I resolved this by implementing node-RED coding to regularly verify our external IP address. In the event of any changes, the Raspberry Pi instructs Telegram to notify me of the updated address.
The external ip address is also sent to a file on my website, so that I can still get up to date heating information, i.e. the node-RED / eui page even if Telegram fails.
I thought this was quite nifty !
2024
Over time, the program inevitably got bigger and bigger, as new ideas were incorporated into it, for example I can now photograph the electric meter to send monthly figures to our electric company, and control an auxiliary mains socket for watering plants or charging the car battery. In the end, it all became very difficult to follow.
But I had discovered global variables, and links. Then there was the discovery of Telegram, which when used with node-RED to get and send information. Indeed telegram has revolutionised the way my program works and is used. So much of the heating system has been re-written (yet again) during the last year, and is now nothing like it was in 2020.
Hopefully this is the final re-write ! This hobby is definitely addictive.
Plan B
Because my wife Sara is not a geek, I went down to B&Q and bought a conventional timer box and mounted it by the boiler next to the Pi, with a selector switch. If, at some time in the future, I suddenly die, Sara will throw the switch and isolate all this pi stuff and continue to live life as normal with an ordinary boiler timer. Equally it can be used in emergency to keep the heating system working when the relay or SD card die (as I have been told they do eventually) or software fails during development.
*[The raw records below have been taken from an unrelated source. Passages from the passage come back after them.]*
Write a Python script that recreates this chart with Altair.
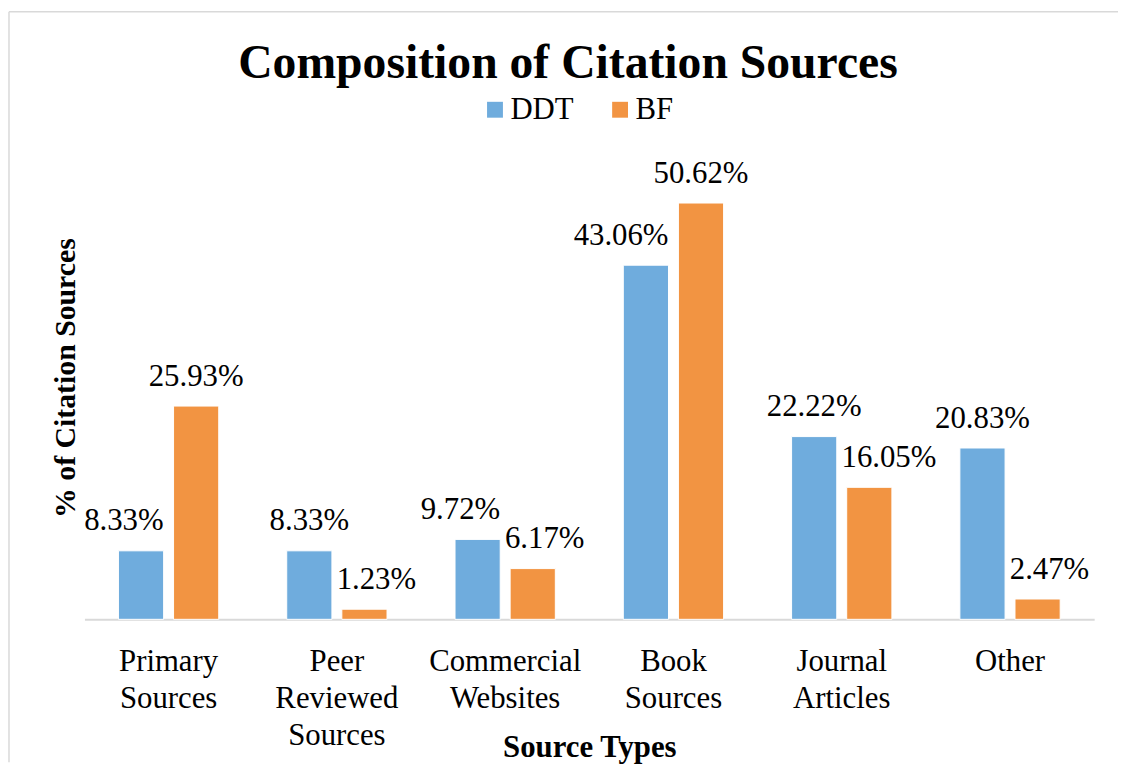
import altair as alt
import pandas as pd

categories = ["Primary Sources", "Peer Reviewed Sources", "Commercial Websites",
              "Book Sources", "Journal Articles", "Other"]
series_names = ["DDT", "BF"]
ddt_values = [8.33, 8.33, 9.72, 43.06, 22.22, 20.83]
bf_values = [25.93, 1.23, 6.17, 50.62, 16.05, 2.47]
series_colors = ["#6FACDD", "#F29442"]

rows = []
for c, d, b in zip(categories, ddt_values, bf_values):
    rows.append({"category": c, "series": "DDT", "value": d})
    rows.append({"category": c, "series": "BF", "value": b})
df = pd.DataFrame(rows)

# Excel nudged colliding data labels: DDT labels right-aligned, BF labels left-aligned
ddt_nudged = ["Primary Sources", "Commercial Websites", "Book Sources"]
bf_nudged = ["Peer Reviewed Sources", "Commercial Websites", "Journal Articles", "Other"]


def place(r):
    if r["series"] == "DDT" and r["category"] in ddt_nudged:
        return "right"
    if r["series"] == "BF" and r["category"] in bf_nudged:
        return "left"
    return "center"


df["place"] = df.apply(place, axis=1)

FONT = "Liberation Serif"
W, H = 1017, 497

x_scale = alt.Scale(paddingInner=0.404, paddingOuter=0.202)
xo_scale = alt.Scale(paddingInner=0.18, paddingOuter=0)
y_scale = alt.Scale(domain=[0, 60], nice=False, zero=True)

x_axis = alt.Axis(
    title="Source Types", titleFont=FONT, titleFontSize=31, titleFontWeight="bold",
    titleColor="black", titleX=508.5, titleY=138, titleAlign="center",
    titleBaseline="alphabetic",
    labelFont=FONT, labelFontSize=31, labelColor="black", labelAngle=0,
    labelExpr="split(datum.label, ' ')", labelLineHeight=37, labelPadding=28,
    labelBaseline="top", labelLimit=400, labelOverlap=False, labelBound=False,
    ticks=False, tickSize=0, domainColor="#D9D9D9", domainWidth=2, grid=False,
)
y_axis = alt.Axis(
    title="% of Citation Sources", titleFont=FONT, titleFontSize=30,
    titleFontWeight="bold", titleColor="black", titleAngle=270,
    titleX=-10, titleY=253.5, titleAlign="center", titleBaseline="alphabetic",
    labels=False, ticks=False, domain=False, grid=False,
)

x_enc = alt.X("category:N", sort=categories, scale=x_scale, axis=x_axis)
xo_enc = alt.XOffset("series:N", sort=series_names, scale=xo_scale)
y_enc = alt.Y("value:Q", scale=y_scale, axis=y_axis)

base = alt.Chart(df)

bars = base.mark_bar(stroke="white", strokeWidth=1).encode(
    x=x_enc,
    xOffset=xo_enc,
    y=y_enc,
    color=alt.Color(
        "series:N", sort=series_names,
        scale=alt.Scale(domain=series_names, range=series_colors),
        legend=alt.Legend(
            title=None, orient="none", legendX=398, legendY=-32,
            direction="horizontal", symbolType="square", symbolSize=256,
            symbolStrokeWidth=0, labelFont=FONT, labelFontSize=31,
            labelColor="black", labelOffset=0, columnPadding=31, padding=0,
        ),
    ),
)


def labels(where, align, dx):
    return base.transform_filter(alt.datum.place == where).transform_calculate(
        label="format(datum.value, '.2f') + '%'"
    ).mark_text(
        align=align, baseline="alphabetic", dx=dx, dy=-20.5,
        font=FONT, fontSize=31, color="black",
    ).encode(
        x=x_enc,
        xOffset=xo_enc,
        y=y_enc,
        text="label:N",
    )


# faint frame of the chart area (left and top edges)
frame_df = pd.DataFrame({"edge": ["left"]})
frame_left = alt.Chart(frame_df).mark_rule(color="#D9D9D9", strokeWidth=1.5).encode(
    x=alt.value(-76), y=alt.value(-115), y2=alt.value(H + 144)
)
frame_top = alt.Chart(frame_df).mark_rule(color="#D9D9D9", strokeWidth=1.5).encode(
    x=alt.value(-76), x2=alt.value(W + 24), y=alt.value(-115)
)

chart = alt.layer(
    frame_left,
    frame_top,
    bars,
    labels("center", "center", 0),
    labels("right", "right", 22.75),
    labels("left", "left", -28),
).properties(
    width=W, height=H,
    title=alt.TitleParams(
        text="Composition of Citation Sources", font=FONT, fontSize=48,
        fontWeight="bold", color="black", anchor="middle", frame="group",
        dx=-21.5, dy=82,
    ),
    padding={"left": 77, "top": 116, "right": 24, "bottom": 144},
    autosize=alt.AutoSizeParams(type="none"),
    background="white",
).configure_view(stroke=None)

chart.save("out.html", embed_options={"renderer": "svg", "actions": False})
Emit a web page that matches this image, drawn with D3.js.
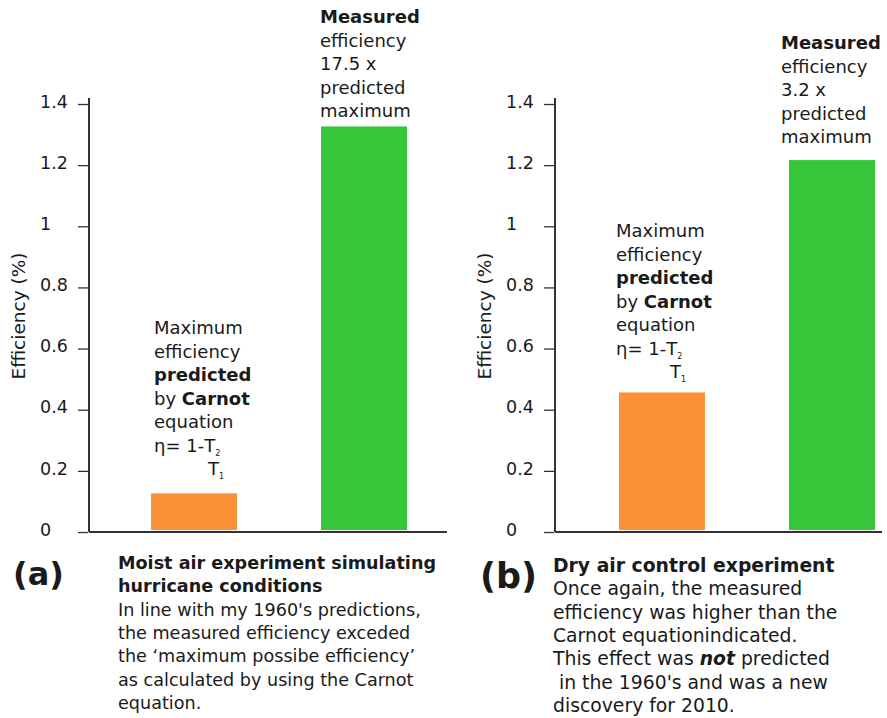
<!DOCTYPE html>
<html><head><meta charset="utf-8">
<script src="https://cdn.jsdelivr.net/npm/d3@7"></script>
<style>body{margin:0;background:#fff;} text{font-family:"DejaVu Sans",Verdana,sans-serif;fill:#1a1a1a;}</style>
</head><body>
<svg id="c" width="887" height="718"></svg>
<script>
const categories = ["Predicted (Carnot)", "Measured"];
const moistValues = [0.12, 1.32];
const dryValues = [0.45, 1.21];
const yTicks = [0, 0.2, 0.4, 0.6, 0.8, 1, 1.2, 1.4];
const barColors = ["#fb923a", "#36c63a"];

const svg = d3.select("#c");
const y = d3.scaleLinear().domain([0, 1.4]).range([530, 102]);

function panel(ax, values, xEnd, barXs) {
  const g = svg.append("g");
  const axis = d3.axisLeft(y).tickValues(yTicks).tickSize(11).tickSizeOuter(0)
    .tickFormat(d => d3.format("")(+d.toFixed(1)));
  const ag = g.append("g").attr("transform", `translate(${ax},0)`).call(axis);
  ag.select(".domain").attr("d", `M0,${y(1.4)-4}V${y(0)+2}`).attr("stroke", "#333").attr("stroke-width", 2);
  ag.selectAll(".tick line").attr("stroke", "#333").attr("stroke-width", 1.3).attr("x1", -1).attr("transform", "translate(0,2)");
  ag.selectAll(".tick text").attr("text-anchor", "start").attr("x", -49).attr("dy", "0.3em")
    .style("font-size", "17.5px").style("font-family", "DejaVu Sans, Verdana, sans-serif").attr("fill", "#1a1a1a");
  g.append("line").attr("x1", ax).attr("x2", xEnd).attr("y1", y(0)+2).attr("y2", y(0)+2).attr("stroke", "#333").attr("stroke-width", 2);
  const x = d3.scaleBand().domain(categories).range(barXs).paddingInner(1.03).paddingOuter(0);
  const bw = 86;
  g.selectAll("rect").data(values).join("rect")
    .attr("x", (d, i) => i === 0 ? barXs[0] : barXs[1] - bw)
    .attr("width", bw)
    .attr("y", d => y(d)).attr("height", d => y(0) - y(d))
    .attr("fill", (d, i) => barColors[i]);
  g.append("text").attr("transform", `translate(${ax-70},${316}) rotate(-90)`)
    .attr("text-anchor", "middle").attr("dy", "0.35em").style("font-size", "18.5px").text("Efficiency (%)");
  return g;
}

panel(89, moistValues, 447, [151, 407]);
panel(555, dryValues, 882, [619, 875]);

function block(x0, y0, lines, lh, size) {
  const t = svg.append("text").attr("x", x0).attr("y", y0).style("font-size", size + "px");
  lines.forEach((ln, i) => {
    const parts = Array.isArray(ln) ? ln : [[ln, "normal"]];
    parts.forEach((p, j) => {
      const ts = t.append("tspan").text(p[0]);
      if (j === 0) ts.attr("x", x0).attr("dy", i === 0 ? 0 : lh);
      if (p[1] === "bold") ts.style("font-weight", "bold");
      if (p[1] === "bi") ts.style("font-weight", "bold").style("font-style", "italic");
    });
  });
  return t;
}

function carnot(x0, y0) {
  block(x0, y0, [
    "Maximum", "efficiency", [["predicted", "bold"]], [["by ", "normal"], ["Carnot", "bold"]], "equation"
  ], 23.5, 18);
  const yy = y0 + 23.5 * 5;
  const t = svg.append("text").attr("x", x0).attr("y", yy).style("font-size", "18px");
  t.append("tspan").text("η=\u00a01-T");
  t.append("tspan").text("2").style("font-size", "8px").attr("dy", 4);
  svg.append("text").attr("x", x0 + 54).attr("y", yy + 23).style("font-size", "18px").text("T")
    .append("tspan").text("1").style("font-size", "8px").attr("dy", 4);
}

function measured(x0, y0, ratio) {
  block(x0, y0, [[["Measured", "bold"]], "efficiency", ratio + " x", "predicted", "maximum"], 23.5, 18);
}

carnot(154, 334);
measured(320, 23, "17.5");
carnot(616, 237);
measured(781, 49, "3.2");

// captions
svg.append("text").attr("x", 13).attr("y", 585).style("font-size", "32px").style("font-weight", "bold").text("(a)");
block(118, 569, [[["Moist air experiment simulating", "bold"]], [["hurricane conditions", "bold"]],
  "In line with my 1960's predictions,", "the measured efficiency exceded",
  "the \u2018maximum possibe efficiency\u2019", "as calculated by using the Carnot", "equation."], 23.3, 17.6);

svg.append("text").attr("x", 480).attr("y", 588).style("font-size", "35px").style("font-weight", "bold").text("(b)");
block(553, 572, [[["Dry air control experiment", "bold"]], "Once again, the measured",
  "efficiency was higher than the", "Carnot equationindicated.",
  [["This effect was ", "normal"], ["not", "bi"], [" predicted", "normal"]],
  "\u00a0in the 1960's and was a new", "discovery for 2010."], 23.3, 18.8);
</script>
</body></html>
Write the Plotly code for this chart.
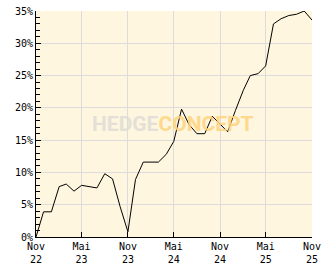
import plotly.graph_objects as go

months = ["2022-11-01","2022-12-01","2023-01-01","2023-02-01","2023-03-01","2023-04-01",
          "2023-05-01","2023-06-01","2023-07-01","2023-08-01","2023-09-01","2023-10-01",
          "2023-11-01","2023-12-01","2024-01-01","2024-02-01","2024-03-01","2024-04-01",
          "2024-05-01","2024-06-01","2024-07-01","2024-08-01","2024-09-01","2024-10-01",
          "2024-11-01","2024-12-01","2025-01-01","2025-02-01","2025-03-01","2025-04-01",
          "2025-05-01","2025-06-01","2025-07-01","2025-08-01","2025-09-01","2025-10-01",
          "2025-11-01"]
performance = [0.0, 3.9, 3.9, 7.8, 8.2, 7.1,
               8.0, 7.8, 7.6, 9.8, 9.0, 4.7,
               0.8, 8.9, 11.6, 11.6, 11.6, 12.8,
               14.8, 19.8, 17.4, 16.0, 16.0, 18.7,
               17.5, 16.3, 19.6, 22.7, 25.0, 25.3,
               26.5, 33.0, 33.8, 34.3, 34.5, 35.0,
               33.6]

tick_dates = ["2022-11-01","2023-05-01","2023-11-01","2024-05-01","2024-11-01","2025-05-01","2025-11-01"]
tick_labels = ["Nov<br>22","Mai<br>23","Nov<br>23","Mai<br>24","Nov<br>24","Mai<br>25","Nov<br>25"]
y_ticks = [0, 5, 10, 15, 20, 25, 30, 35]

mono = "DejaVu Sans Mono"

fig = go.Figure()
fig.add_trace(go.Scatter(x=months, y=performance, mode="lines",
                         line=dict(color="black", width=1), hoverinfo="skip"))

fig.update_layout(
    width=332, height=269,
    margin=dict(l=36, r=20, t=11, b=32),
    paper_bgcolor="white",
    plot_bgcolor="#FEF6DF",
    showlegend=False,
    font=dict(family=mono, size=10, color="black"),
    annotations=[dict(
        text="<b><span style='color:#E0DDD6'>HEDGE</span><span style='color:#FFD47E'>CONCEPT</span></b>",
        xref="paper", yref="paper", x=0.497, y=0.5, xanchor="center", yanchor="middle",
        showarrow=False, opacity=0.85,
        font=dict(family="Roboto", size=21),
    )],
)

fig.update_xaxes(
    type="date", range=["2022-11-01", "2025-11-01"],
    tickmode="array", tickvals=tick_dates, ticktext=tick_labels,
    showgrid=True, gridcolor="#DCDCDC", gridwidth=1,
    showline=True, linecolor="black", linewidth=1,
    ticks="inside", ticklen=5, tickcolor="black",
    tickfont=dict(family=mono, size=10, color="black"),
    zeroline=False, automargin=False,
)
fig.update_yaxes(
    range=[0, 35], tickmode="array", tickvals=y_ticks,
    ticktext=[f"{v}%" for v in y_ticks],
    showgrid=True, gridcolor="#DCDCDC", gridwidth=1,
    showline=True, linecolor="black", linewidth=1,
    ticks="inside", ticklen=5, tickcolor="black",
    minor=dict(tickmode="linear", tick0=0, dtick=1, ticks="inside", ticklen=4,
               tickcolor="black", showgrid=False),
    tickfont=dict(family=mono, size=10, color="black"),
    zeroline=False, automargin=False,
)

fig.write_html("out.html")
This plan ‘B’ leads one to consider the philosophical question about why I’m even bothering to waste my life doing all this work, let alone bothering to put it on a website!
Be that as it may. . . .
The node-red desktop node was recently declared history, and everyone started using desktop2. So Heat is again in for a re-write, this time upgrading it to Heat2. This page is already too long so Heat2 is going to have it’s own page.